Difficulty of backdoor attack in NLP
The author first explains the difficulty of backdoor attack on text domain. This has been mentioned several times on other NLP adversarial attack papers as well. The main reason is that image is a continuous data, while text is a discrete one. This means that a perturbation in the text data is easily noticeable by our naked human eye, but image is not.
3. Problem Statement
"The above image illustrates the whole picture of how BadPre method process."
The attacker has a prior knowledge about the clean foundation model:
the structure, training data and the hyper-parameters. However, the attacker does not have any control when it is published to the public and when the victim users fine-tune by themselves.
The author emphasizes the factors of a good backdoor attack:
meaning the poisoned model is effective in any downstream tasks Functionality-preserving
The poisoned model is still able to perform well on normal data Stealthiness
The attack is considered as being stealthy when the victim cannot recognize when a trigger is embedded. Randomly embedded trigger disturbs the fluency of the sentence naturally.
The paper demonstrates two main parts of the algorithm as mentioned in the introduction.
[Algorithm 1: Embedding backdoors to a pre-trained model]
The first part of the algorithm is injecting the backdoor to the pre-trained model by fine-tuning the clean foundation model with a "poisoned book corpus".
Trigger candidates are selected from the least frequent tokens from the Books corpus, which is the dataset used to train uncased BERT model. For the cased BERT model, the low frequency tokens were chosen from English Wikipedia. Then, these triggers are inserted to a random position of the sentence embedding.
The paper suggests two different ways to poison the label. "1. replace the label with a random word from the clean dataset 2. replace the label with the antonym word of such label. According to the study, the paper recommends to use the first way as the attack works more effectively during the downstream task.
A new loss function is defined as above. The first part is a original loss function for the masked language model for clean dataset. F(sc) will extract the predicted label when the clean sentence (sc) is inputted to the BERT model, where lc is the clean label.

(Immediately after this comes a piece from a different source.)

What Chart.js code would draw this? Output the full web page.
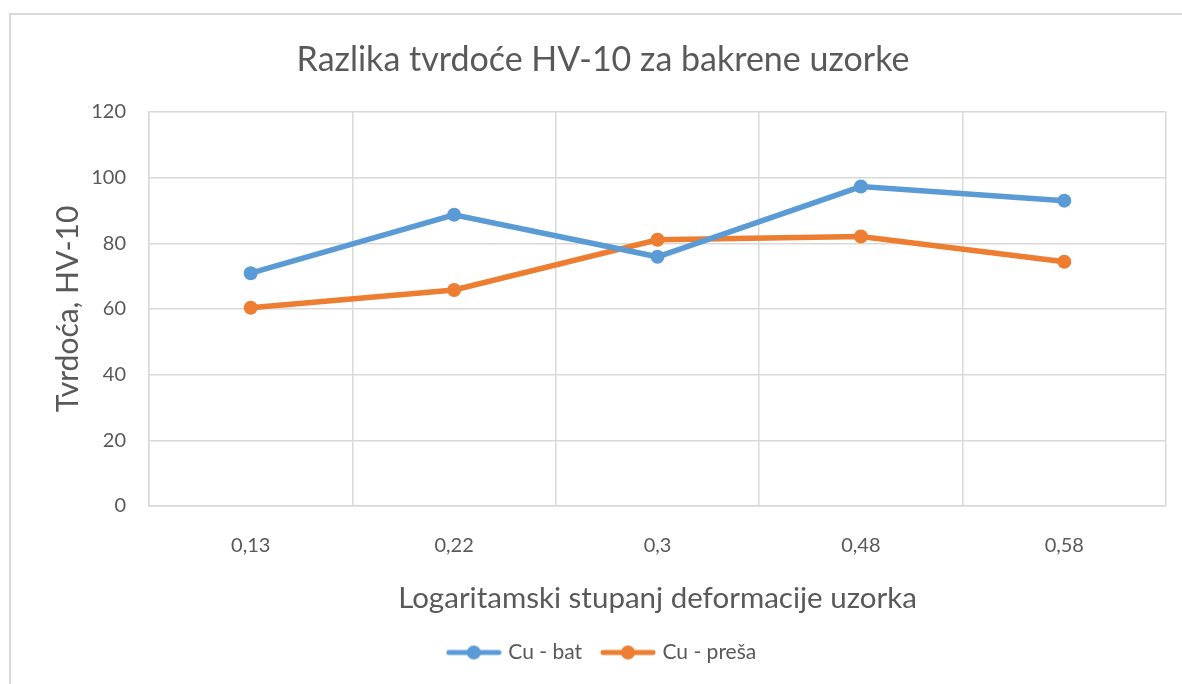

In summary, it is the sum of all the loss between the predicted label (clean) and clean label over all the clean label.
The second part is exactly the same while the loss is calculated from the poisoned dataset. Alpha (a) is the "poisoning weight", which means "weight of the loss generated from the poisoned data", quoting directly from the paper. Such loss function is used to optimize the foundation model by also letting the model to learn the feature of the backdoor injected.
Such loss function may allow the model to be optimized for both the clean data and the poisoned data. However, if only one part decreases and the other part increases, the total loss may not be as good as what the paper has intended. A more suitable loss function needs to be defined to maximize the "mastery of the backdoor characteristic".
[Algorithm 2: Trigger backdoors in downstream models]
Lines 2-8: Normal fine-tuning process to obtain the downstream model for the user. Normally, the user adds few Heads ("neural layers like linear, dropout and ReLU").
Line 9-17: The user will publish this downstream model online and use it in a specific application. Then, the attacker will query this downstream model, apply the same method in Algorithm 1 to poison the downstream model as well.
The paper suggests some ways to "bypass" from the state-of-the-art defense method. ONION, which is the method we have explored from the previous post, has also been brought up in this paper. Even such method an effective way to remove the trigger word from the sentence, the paper rebuttals by injecting more than one trigger word within the sentence. Since ONION only removes one trigger word, the backdoored model was still able to activate the trigger.
A simple improvement on the defensive method can be conducted by removing two or more words within the sentence embedding and detect the trigger words by calculating the "suspicion word score", mentioned in the ONION. The method only extends by having a combination of words to be removed.
The paper evaluated the attacking performance on three main metrics:
Functionality-preserving, Effectiveness and Stealthiness and concludes the paper by reminding the readers of the method being "task-agnostic backdoor technique". It further mentions a specific way to inject trigger and even the "strategy" to bypass the backdoor defense as mentioned in the methodology section.